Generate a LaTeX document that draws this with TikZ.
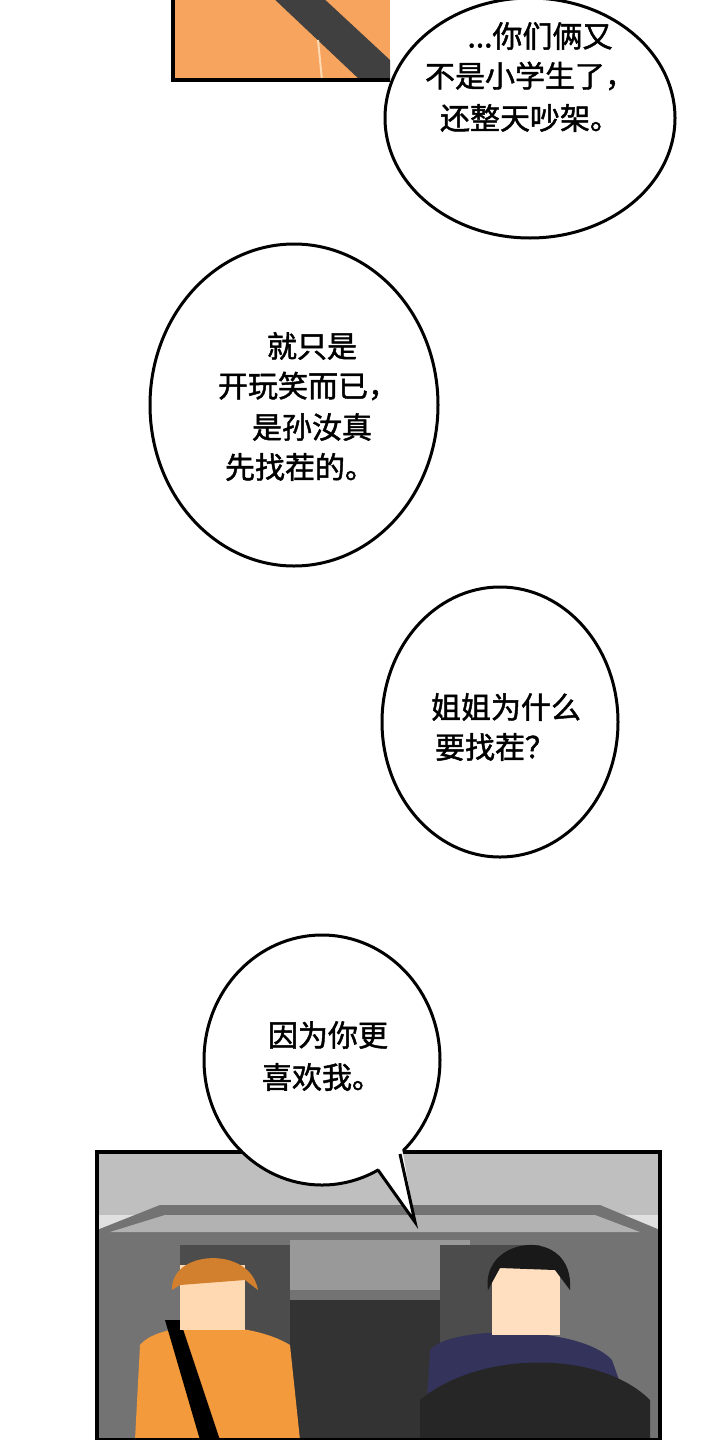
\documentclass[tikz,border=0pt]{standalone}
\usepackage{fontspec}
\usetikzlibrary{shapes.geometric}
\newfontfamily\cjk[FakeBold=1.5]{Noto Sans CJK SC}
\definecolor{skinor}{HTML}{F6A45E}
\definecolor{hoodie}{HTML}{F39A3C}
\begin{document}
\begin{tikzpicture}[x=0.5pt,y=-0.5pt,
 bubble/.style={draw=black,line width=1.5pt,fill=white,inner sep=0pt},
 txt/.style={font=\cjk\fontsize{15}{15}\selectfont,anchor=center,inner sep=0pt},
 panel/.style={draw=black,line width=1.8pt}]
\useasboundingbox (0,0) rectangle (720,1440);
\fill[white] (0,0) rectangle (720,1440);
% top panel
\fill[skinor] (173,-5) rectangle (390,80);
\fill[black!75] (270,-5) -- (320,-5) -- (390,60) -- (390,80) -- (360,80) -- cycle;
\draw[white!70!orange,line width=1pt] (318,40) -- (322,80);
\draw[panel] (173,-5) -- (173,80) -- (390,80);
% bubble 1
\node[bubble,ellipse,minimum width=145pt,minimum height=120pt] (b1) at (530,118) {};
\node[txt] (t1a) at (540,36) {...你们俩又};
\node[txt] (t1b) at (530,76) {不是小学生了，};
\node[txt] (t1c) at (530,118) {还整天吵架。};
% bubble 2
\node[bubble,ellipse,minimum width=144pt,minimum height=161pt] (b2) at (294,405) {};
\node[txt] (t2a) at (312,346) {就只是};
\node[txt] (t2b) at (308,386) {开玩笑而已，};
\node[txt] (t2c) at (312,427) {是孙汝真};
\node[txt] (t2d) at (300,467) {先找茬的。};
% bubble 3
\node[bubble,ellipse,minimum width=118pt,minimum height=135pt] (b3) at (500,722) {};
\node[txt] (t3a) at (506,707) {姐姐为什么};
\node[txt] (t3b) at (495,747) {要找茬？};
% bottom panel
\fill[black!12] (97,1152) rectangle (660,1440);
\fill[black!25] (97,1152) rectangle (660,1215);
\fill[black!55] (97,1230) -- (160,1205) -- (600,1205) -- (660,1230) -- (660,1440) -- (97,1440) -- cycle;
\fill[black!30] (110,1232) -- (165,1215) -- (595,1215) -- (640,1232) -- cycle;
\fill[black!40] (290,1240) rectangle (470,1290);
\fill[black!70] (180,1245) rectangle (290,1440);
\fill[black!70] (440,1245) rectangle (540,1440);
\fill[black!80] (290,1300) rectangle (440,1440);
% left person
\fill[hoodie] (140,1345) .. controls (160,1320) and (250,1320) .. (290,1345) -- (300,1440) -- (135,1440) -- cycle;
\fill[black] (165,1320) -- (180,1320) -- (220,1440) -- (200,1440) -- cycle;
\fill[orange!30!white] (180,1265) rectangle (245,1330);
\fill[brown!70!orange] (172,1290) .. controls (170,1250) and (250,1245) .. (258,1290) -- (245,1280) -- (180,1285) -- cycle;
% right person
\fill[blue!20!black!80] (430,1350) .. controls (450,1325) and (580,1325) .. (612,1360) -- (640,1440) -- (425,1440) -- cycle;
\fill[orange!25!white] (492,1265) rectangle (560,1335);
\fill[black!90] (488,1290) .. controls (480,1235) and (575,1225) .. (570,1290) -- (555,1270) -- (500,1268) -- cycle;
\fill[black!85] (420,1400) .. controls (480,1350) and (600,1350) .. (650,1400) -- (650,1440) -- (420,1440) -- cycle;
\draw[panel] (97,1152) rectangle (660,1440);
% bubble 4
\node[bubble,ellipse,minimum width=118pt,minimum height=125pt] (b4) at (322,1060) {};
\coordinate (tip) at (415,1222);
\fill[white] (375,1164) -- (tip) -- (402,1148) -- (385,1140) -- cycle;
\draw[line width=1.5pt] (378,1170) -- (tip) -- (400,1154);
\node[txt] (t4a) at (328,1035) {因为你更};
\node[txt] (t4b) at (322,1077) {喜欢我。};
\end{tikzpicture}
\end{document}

···

Transcribe the listing in full. Omit the pictures and keep every line exact.

Generate a LaTeX document that draws this with TikZ.
\documentclass[tikz,border=0pt]{standalone}
\usepackage{fontspec}
\usetikzlibrary{shapes.geometric}
\newfontfamily\cjk[FakeBold=1.5]{Noto Sans CJK SC}
\definecolor{skinor}{HTML}{F6A45E}
\definecolor{hoodie}{HTML}{F39A3C}
\begin{document}
\begin{tikzpicture}[x=0.5pt,y=-0.5pt,
 bubble/.style={draw=black,line width=1.5pt,fill=white,inner sep=0pt},
 txt/.style={font=\cjk\fontsize{15}{15}\selectfont,anchor=center,inner sep=0pt},
 panel/.style={draw=black,line width=1.8pt}]
\useasboundingbox (0,0) rectangle (720,1440);
\fill[white] (0,0) rectangle (720,1440);
% top panel
\fill[skinor] (173,-5) rectangle (390,80);
\fill[black!75] (270,-5) -- (320,-5) -- (390,60) -- (390,80) -- (360,80) -- cycle;
\draw[white!70!orange,line width=1pt] (318,40) -- (322,80);
\draw[panel] (173,-5) -- (173,80) -- (390,80);
% bubble 1
\node[bubble,ellipse,minimum width=145pt,minimum height=120pt] (b1) at (530,118) {};
\node[txt] (t1a) at (540,36) {...你们俩又};
\node[txt] (t1b) at (530,76) {不是小学生了，};
\node[txt] (t1c) at (530,118) {还整天吵架。};
% bubble 2
\node[bubble,ellipse,minimum width=144pt,minimum height=161pt] (b2) at (294,405) {};
\node[txt] (t2a) at (312,346) {就只是};
\node[txt] (t2b) at (308,386) {开玩笑而已，};
\node[txt] (t2c) at (312,427) {是孙汝真};
\node[txt] (t2d) at (300,467) {先找茬的。};
% bubble 3
\node[bubble,ellipse,minimum width=118pt,minimum height=135pt] (b3) at (500,722) {};
\node[txt] (t3a) at (506,707) {姐姐为什么};
\node[txt] (t3b) at (495,747) {要找茬？};
% bottom panel
\fill[black!12] (97,1152) rectangle (660,1440);
\fill[black!25] (97,1152) rectangle (660,1215);
\fill[black!55] (97,1230) -- (160,1205) -- (600,1205) -- (660,1230) -- (660,1440) -- (97,1440) -- cycle;
\fill[black!30] (110,1232) -- (165,1215) -- (595,1215) -- (640,1232) -- cycle;
\fill[black!40] (290,1240) rectangle (470,1290);
\fill[black!70] (180,1245) rectangle (290,1440);
\fill[black!70] (440,1245) rectangle (540,1440);
\fill[black!80] (290,1300) rectangle (440,1440);
% left person
\fill[hoodie] (140,1345) .. controls (160,1320) and (250,1320) .. (290,1345) -- (300,1440) -- (135,1440) -- cycle;
\fill[black] (165,1320) -- (180,1320) -- (220,1440) -- (200,1440) -- cycle;
\fill[orange!30!white] (180,1265) rectangle (245,1330);
\fill[brown!70!orange] (172,1290) .. controls (170,1250) and (250,1245) .. (258,1290) -- (245,1280) -- (180,1285) -- cycle;
% right person
\fill[blue!20!black!80] (430,1350) .. controls (450,1325) and (580,1325) .. (612,1360) -- (640,1440) -- (425,1440) -- cycle;
\fill[orange!25!white] (492,1265) rectangle (560,1335);
\fill[black!90] (488,1290) .. controls (480,1235) and (575,1225) .. (570,1290) -- (555,1270) -- (500,1268) -- cycle;
\fill[black!85] (420,1400) .. controls (480,1350) and (600,1350) .. (650,1400) -- (650,1440) -- (420,1440) -- cycle;
\draw[panel] (97,1152) rectangle (660,1440);
% bubble 4
\node[bubble,ellipse,minimum width=118pt,minimum height=125pt] (b4) at (322,1060) {};
\coordinate (tip) at (415,1222);
\fill[white] (375,1164) -- (tip) -- (402,1148) -- (385,1140) -- cycle;
\draw[line width=1.5pt] (378,1170) -- (tip) -- (400,1154);
\node[txt] (t4a) at (328,1035) {因为你更};
\node[txt] (t4b) at (322,1077) {喜欢我。};
\end{tikzpicture}
\end{document}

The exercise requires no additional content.